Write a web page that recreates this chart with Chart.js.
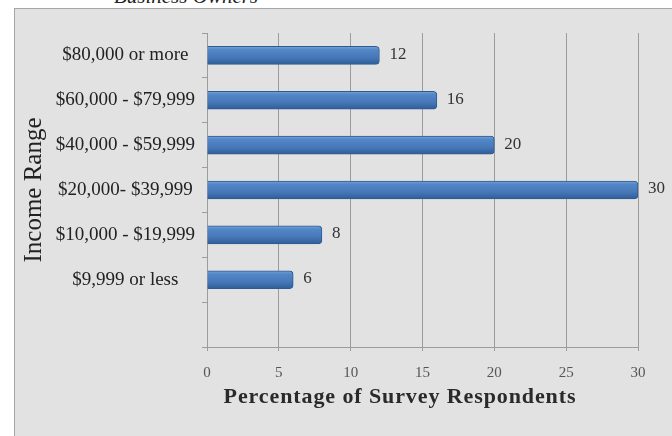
<!DOCTYPE html>
<html>
<head>
<meta charset="utf-8">
<script src="https://cdn.jsdelivr.net/npm/chart.js@4/dist/chart.umd.min.js"></script>
<style>
  html, body { margin: 0; padding: 0; background: #ffffff; }
  #wrap { position: relative; width: 672px; height: 436px; overflow: hidden; }
  #panel { position: absolute; left: 14px; top: 8px; width: 660px; height: 440px;
           background: #e2e2e2; border: 1px solid #a6a6a6; box-sizing: border-box; }
  #subtitle { position: absolute; left: 0; width: 372px; top: -14px; text-align: center;
              font: italic 21px "Liberation Serif", serif; color: #222; line-height: 21px; }
  #xtitle { position: absolute; left: 0; width: 800px; top: 384px; text-align: center;
            font: bold 22px "Liberation Serif", serif; color: #2a2a2a; line-height: 24px;
            letter-spacing: 0.9px; }
  canvas { position: absolute; left: 0; top: 0; }
</style>
</head>
<body>
<div id="wrap">
  <div id="panel"></div>
  <div id="subtitle">Business Owners</div>
  <canvas id="c" width="672" height="436"></canvas>
  <div id="xtitle">Percentage of Survey Respondents</div>
</div>
<script>
// Income brackets (top to bottom); the last slot is left blank
const incomeRanges = [
  '$80,000 or more',
  '$60,000 - $79,999',
  '$40,000 - $59,999',
  '$20,000- $39,999',
  '$10,000 - $19,999',
  '$9,999 or less',
  ''
];
// Share of survey respondents in each bracket (%)
const respondentShare = [12, 16, 20, 30, 8, 6, null];
// Percentage axis ticks
const percentTicks = [0, 5, 10, 15, 20, 25, 30];

const serif = '"Liberation Serif", serif';
const BAR_H = 18;

// Vertical shading for each bar, positioned from the category scale
function barFill(ctx) {
  const chart = ctx.chart;
  const yScale = chart.scales.y;
  if (!yScale || ctx.dataIndex === undefined) return '#4a7cbd';
  const yc = yScale.getPixelForTick(ctx.dataIndex);
  const g = chart.ctx.createLinearGradient(0, yc - BAR_H / 2, 0, yc + BAR_H / 2);
  g.addColorStop(0, '#7aa3d6');
  g.addColorStop(0.18, '#5287c8');
  g.addColorStop(0.6, '#4878b8');
  g.addColorStop(1, '#2f5e98');
  return g;
}

// Value labels at the end of each bar
const valueLabels = {
  id: 'valueLabels',
  afterDatasetsDraw(chart) {
    const c = chart.ctx;
    const meta = chart.getDatasetMeta(0);
    c.save();
    c.font = '17px ' + serif;
    c.fillStyle = '#333';
    c.textAlign = 'left';
    c.textBaseline = 'middle';
    meta.data.forEach((bar, i) => {
      const v = respondentShare[i];
      if (v === null || v === undefined) return;
      c.fillText(String(v), bar.x + 10, bar.y - 1);
    });
    c.restore();
  }
};

new Chart(document.getElementById('c'), {
  type: 'bar',
  data: {
    labels: incomeRanges,
    datasets: [{
      data: respondentShare,
      backgroundColor: barFill,
      borderColor: '#2d5a92',
      borderWidth: 1,
      borderSkipped: 'start',
      borderRadius: { topLeft: 0, bottomLeft: 0, topRight: 4, bottomRight: 4 },
      barThickness: BAR_H
    }]
  },
  options: {
    indexAxis: 'y',
    responsive: false,
    animation: false,
    devicePixelRatio: 1,
    layout: { padding: { left: 0, top: 33, right: 34, bottom: 0 } },
    plugins: { legend: { display: false }, tooltip: { enabled: false } },
    scales: {
      x: {
        min: 0,
        max: 30,
        afterBuildTicks(scale) { scale.ticks = percentTicks.map(v => ({ value: v })); },
        afterFit(scale) { scale.height = 89; },
        grid: { color: '#9c9c9c', lineWidth: 1, tickLength: 4, drawTicks: true },
        border: { color: '#9c9c9c' },
        ticks: { font: { family: serif, size: 15 }, color: '#555', padding: 13 }
      },
      y: {
        afterFit(scale) { scale.width = 207; },
        grid: { drawOnChartArea: false, drawTicks: true, tickLength: 5, color: '#9c9c9c', offset: true },
        border: { color: '#9c9c9c' },
        ticks: { font: { family: serif, size: 19 }, color: '#222', padding: 7, crossAlign: 'center' },
        title: {
          display: true,
          text: 'Income Range',
          font: { family: serif, size: 25 },
          color: '#222',
          padding: { top: 19, bottom: 0 }
        }
      }
    }
  },
  plugins: [valueLabels]
});
</script>
</body>
</html>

+ + + +

• [WORK TO COMPLETE]: Copy nothing but the lines from the top of the material through the line holding "const BAR_H = 18;", exactly as written; omit pictures.

• [OUTPUT FOR THIS TASK]:
Write a web page that recreates this chart with Chart.js.
<!DOCTYPE html>
<html>
<head>
<meta charset="utf-8">
<script src="https://cdn.jsdelivr.net/npm/chart.js@4/dist/chart.umd.min.js"></script>
<style>
  html, body { margin: 0; padding: 0; background: #ffffff; }
  #wrap { position: relative; width: 672px; height: 436px; overflow: hidden; }
  #panel { position: absolute; left: 14px; top: 8px; width: 660px; height: 440px;
           background: #e2e2e2; border: 1px solid #a6a6a6; box-sizing: border-box; }
  #subtitle { position: absolute; left: 0; width: 372px; top: -14px; text-align: center;
              font: italic 21px "Liberation Serif", serif; color: #222; line-height: 21px; }
  #xtitle { position: absolute; left: 0; width: 800px; top: 384px; text-align: center;
            font: bold 22px "Liberation Serif", serif; color: #2a2a2a; line-height: 24px;
            letter-spacing: 0.9px; }
  canvas { position: absolute; left: 0; top: 0; }
</style>
</head>
<body>
<div id="wrap">
  <div id="panel"></div>
  <div id="subtitle">Business Owners</div>
  <canvas id="c" width="672" height="436"></canvas>
  <div id="xtitle">Percentage of Survey Respondents</div>
</div>
<script>
// Income brackets (top to bottom); the last slot is left blank
const incomeRanges = [
  '$80,000 or more',
  '$60,000 - $79,999',
  '$40,000 - $59,999',
  '$20,000- $39,999',
  '$10,000 - $19,999',
  '$9,999 or less',
  ''
];
// Share of survey respondents in each bracket (%)
const respondentShare = [12, 16, 20, 30, 8, 6, null];
// Percentage axis ticks
const percentTicks = [0, 5, 10, 15, 20, 25, 30];

const serif = '"Liberation Serif", serif';
const BAR_H = 18;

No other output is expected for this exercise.